FAIRE BÉNÉFICIER AUX POPULATIONS DES RETOMBÉES DES RICHESSES

Sur ces maux, l’État (40.2%) et les autorités locales (31.7%) sont fortement interpellés par les répondants qui indexent également les sociétés d’exploitation leur demandant “de faire bénéficier les populations des retombées des richesses malgré l’existence d’un fonds social minier censé participer à la réalisation de certaines infrastructures sociales de bases.” Une agriculture “plus mécanisée et motorisée” est également réclamée dans une zone où il pleut six mois sur douze. “L’État répressif est parfois très présent et l’État protecteur et fournisseur de services beaucoup moins”, a regretté Dr Sambe.
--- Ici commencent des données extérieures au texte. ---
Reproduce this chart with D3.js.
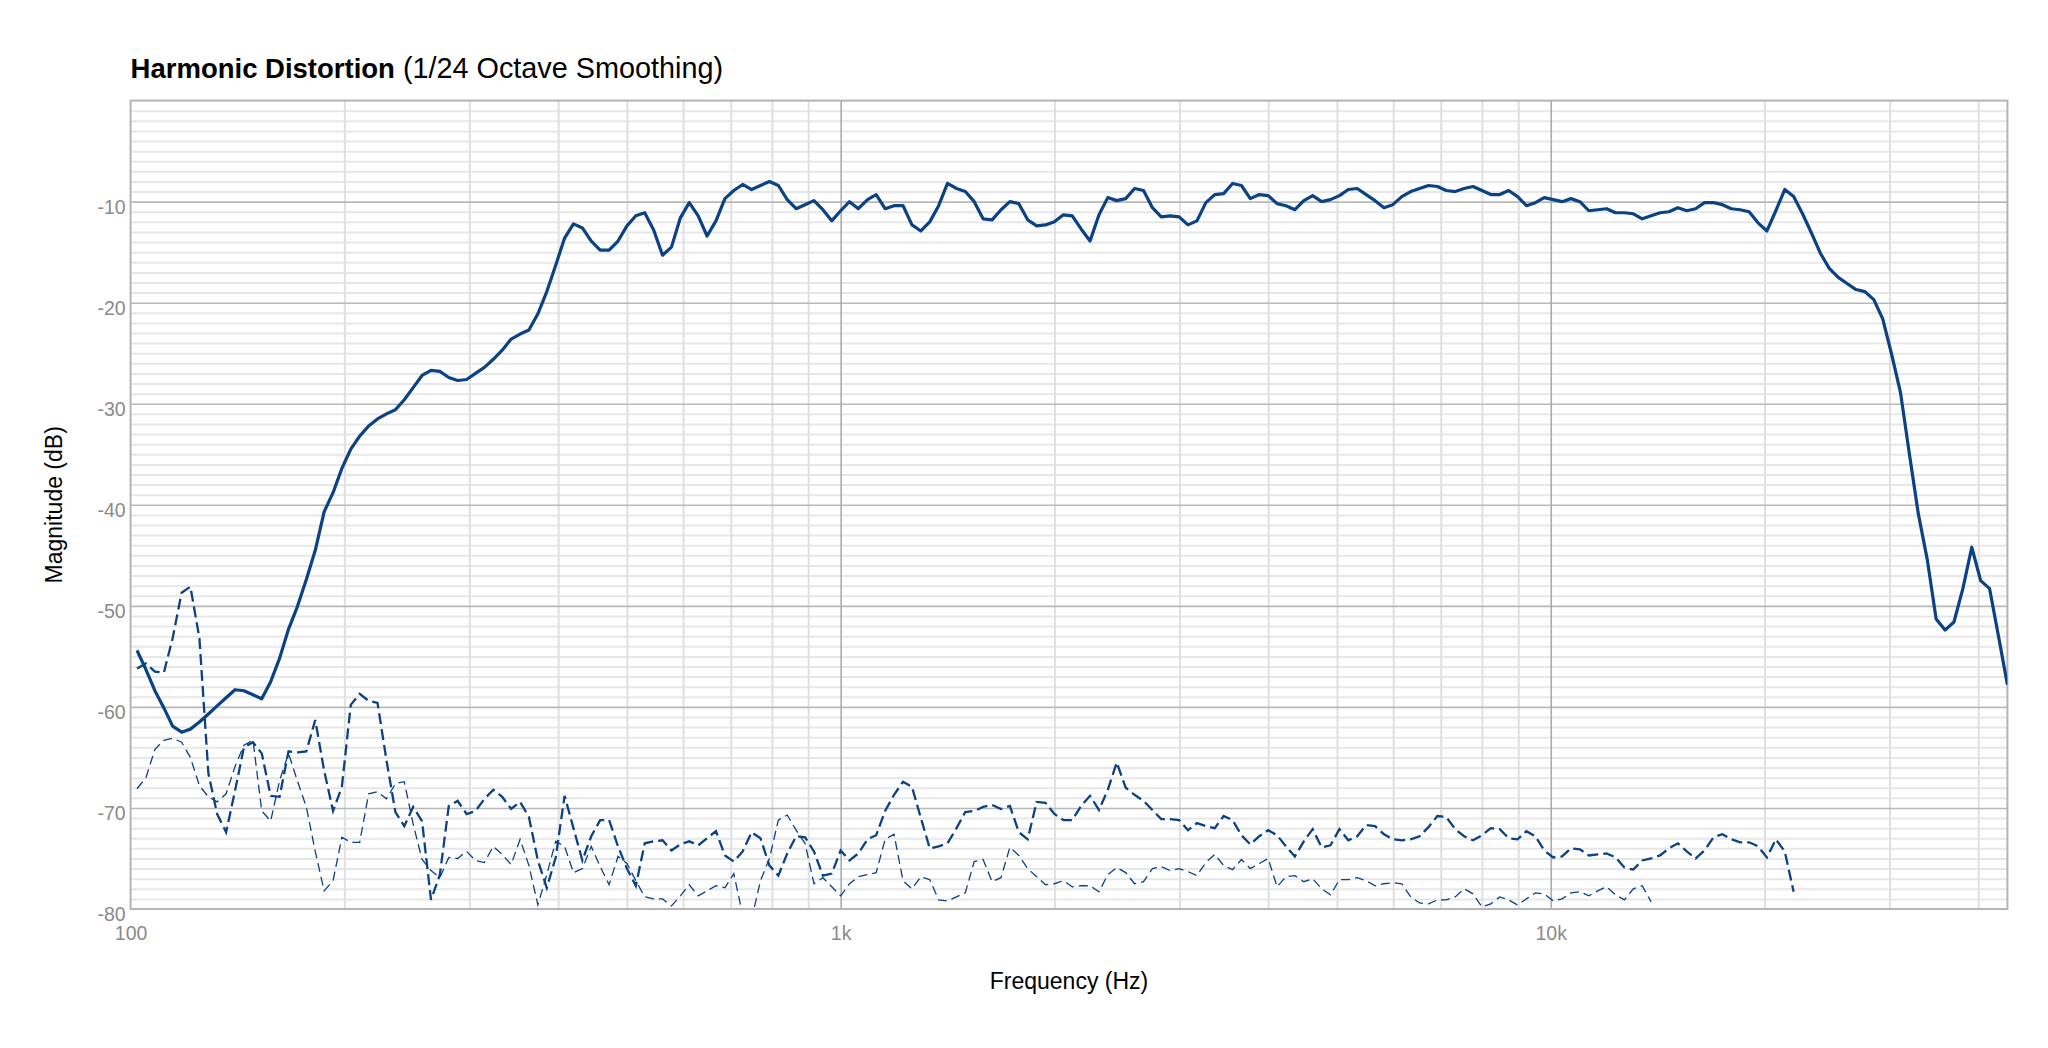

Les recommandations vont dans le sens “de co-constructions des solutions entre d’une part l’État comme acteur principal, les forces de défense et de sécurité, qui en sont un démembrement, l’administration territoriale mais aussi les populations locales au sein desquelles il y a les leaders religieux, traditionnels, les femmes, et les jeunes”, entre autres.

Par ailleurs, “il faudra redoubler d’efforts et de vigilance dans cette zone pour que cette résilience du Sénégal puisse être préservée et que le Sénégal puisse demeurer cet îlot de stabilité dans l’océan d’insécurité et d’instabilité régionale surtout face aux défis sécuritaires connus au Mali et dans d’autres pays voisins”, a ajouté le chercheur sénégalais.